Opinion articles provide independent perspectives on key community issues, separate from our newsroom reporting.

Garth Stapley

Online-only Stanislaus State shouldn’t charge full student fees during COVID

Entrance sign at California State University, Stanislaus in Turlock.
Entrance sign at California State University, Stanislaus in Turlock. The Modesto Bee file

A student’s petition to lower fees at COVID-closed Stanislaus State University ended up being among the most successful of its kind in the United States.

Not successful in persuading university officials to actually charge less money — that was never going to happen. But Avery Reed’s online petition snagged more signatures than any among 175 similar efforts across the United States, except at Fullerton State in Southern California and Grand Valley State University in Michigan.

Reed, a 19-year-old Stanislaus State sophomore, told me she wasn’t active in protests while growing up down the road in Turlock. She didn’t learn the ropes from similar anti-fees drives, and didn’t coordinate with them. She just got mad at the idea of paying a lot of fees for services she’ll never receive on a campus closed by COVID-19, and decided to take action.

“I shared it on my Instagram and Twitter pages, and just hoped it (would get) picked up from there,” she said. People retweeted and posted it on other social media, The Modesto Bee featured it in a news report, and as of Wednesday, 5,110 people had signed the petition.

Considering that Stan State’s student population was 10,600 last December, that’s an impressive achievement. It’s hard to get half the people in anything to sign something objecting to government fees or taxes, no matter how unfair.

Opinion

Change.org is hosting at least 175 online student fee petitions, including Reed’s, most related to the coronavirus. Of those, 50 got very little traction, drawing 50 signatures or less, including powerhouses like Wake Forest, Northeastern, Clemson and San Diego State. More than 130,000 people have signed; the average drew 750 signatures.

So Reed’s results are impressive.

But of course, it didn’t work. A few weeks ago, she and thousands of other Stan State students forked over big bucks to not step foot on campus in the fall semester. Online-only classes begin Aug. 24.

Yearly tuition and fees come to about $7,500 for full-time undergraduates at the Turlock campus, according to a CSU system estimator. Included are $1,700 in mandatory fees covering such things as the student center, “materials services and facilities” and “instructionally related activities.” Most students, it seems, won’t see a return on that investment this semester because they won’t be there.

I get the university’s argument that some services continue even though the campus is closed, such as the food pantry, health center and computer center. Students can participate in Zoom exercise classes, and some buildings must be kept in shape for when classes resume. I also understand that most agency budgets are in dire straits from virus-related revenue drops.

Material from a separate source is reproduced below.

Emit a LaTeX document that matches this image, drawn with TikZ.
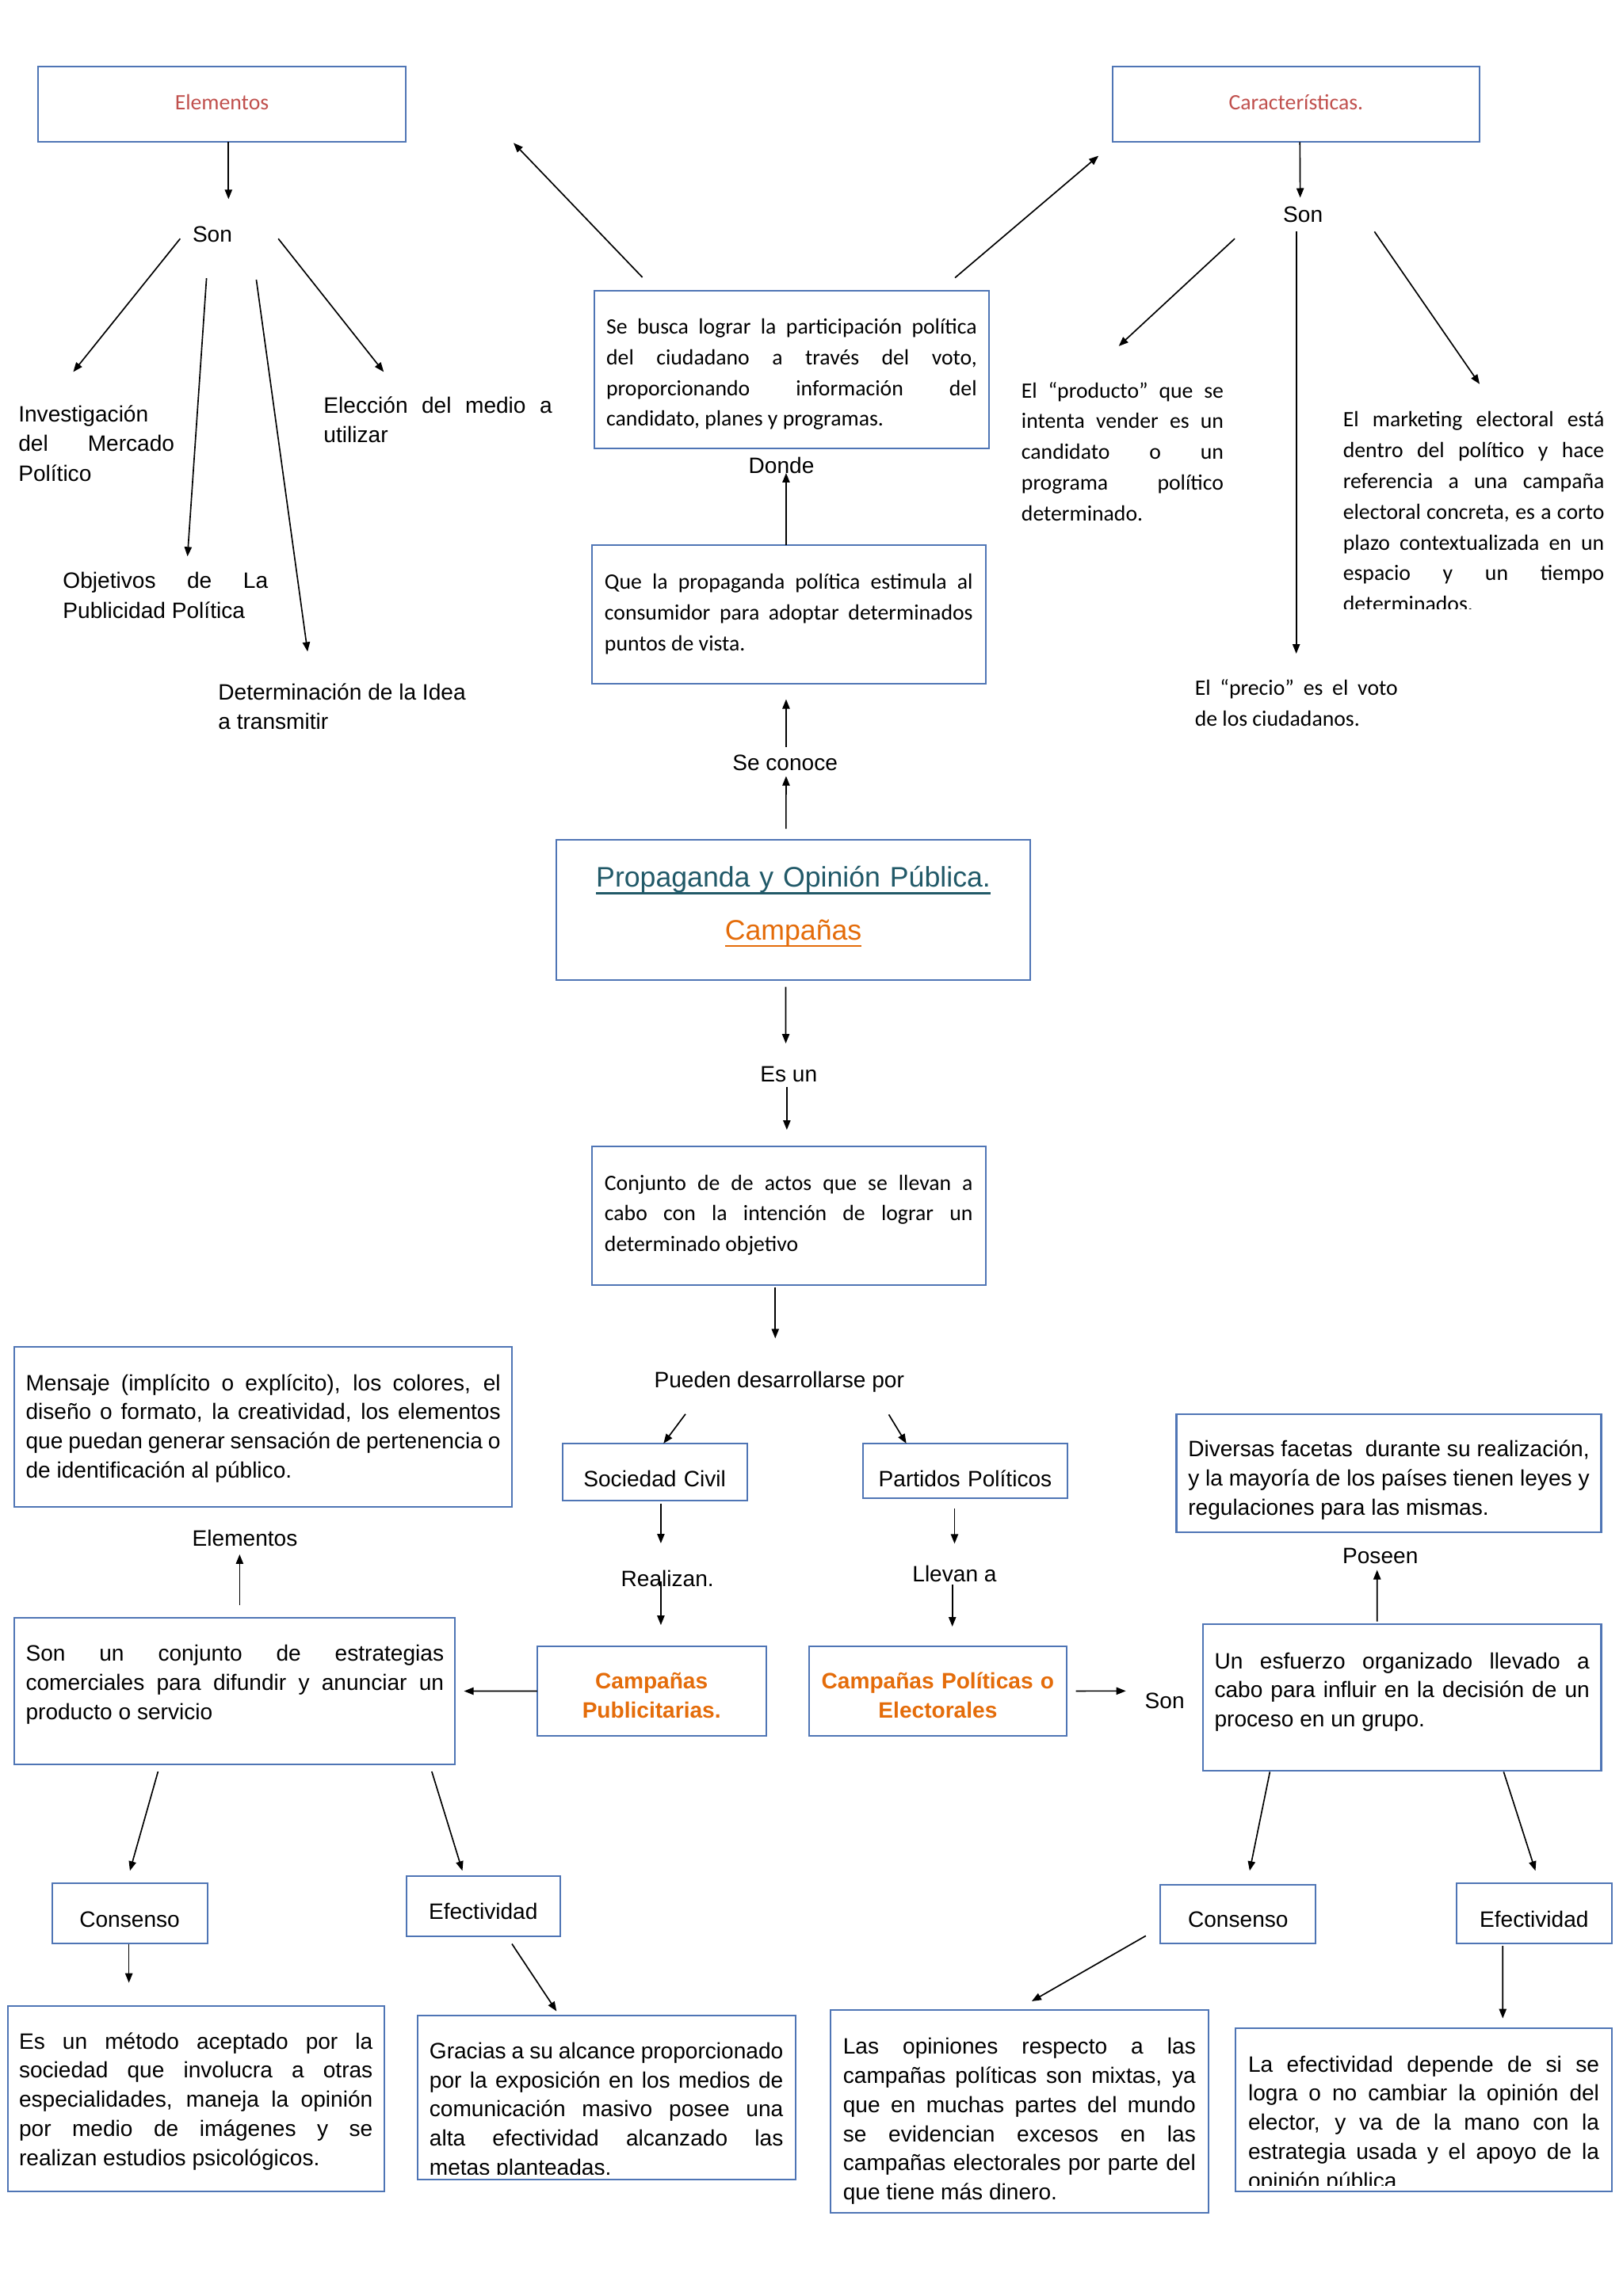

But anyone who has been through the college experience knows how hard life as a starving student can be. Many are newly out on their own, without the financial or emotional support they’d enjoyed at home, and some are desperately poor.

Full disclosure: I got a graduate degree at Stan State in 1992, enjoyed my time there and will forever be grateful for knowledge gained and relationships forged. My wife and I became parents just before my last semester, and I joined the staff of The Modesto Bee soon after.

California laws spelling out what the government can and can’t charge have become increasingly clear in recent times, and the basic rule makes good sense: They can’t charge us taxpayers for services we don’t receive. If a student never steps foot on campus, she should not have to pay the same amount she would if she came to school every day.

The CSU system’s policy says fees can be refunded in “exceptional circumstances” when it can be shown “that the fees and tuition were not earned by the University.”

If a pandemic shutting down campuses — and many restaurants, stores and other businesses, affecting nearly every soul across the globe — doesn’t qualify as exceptional circumstances, what ever would?

Garth Stapley
Opinion Contributor,
The Modesto Bee
Garth Stapley is The Modesto Bee’s Opinions page editor. Before this assignment, he worked 25 years as a Bee reporter, covering local government agencies and the high-profile murder case of Scott and Laci Peterson.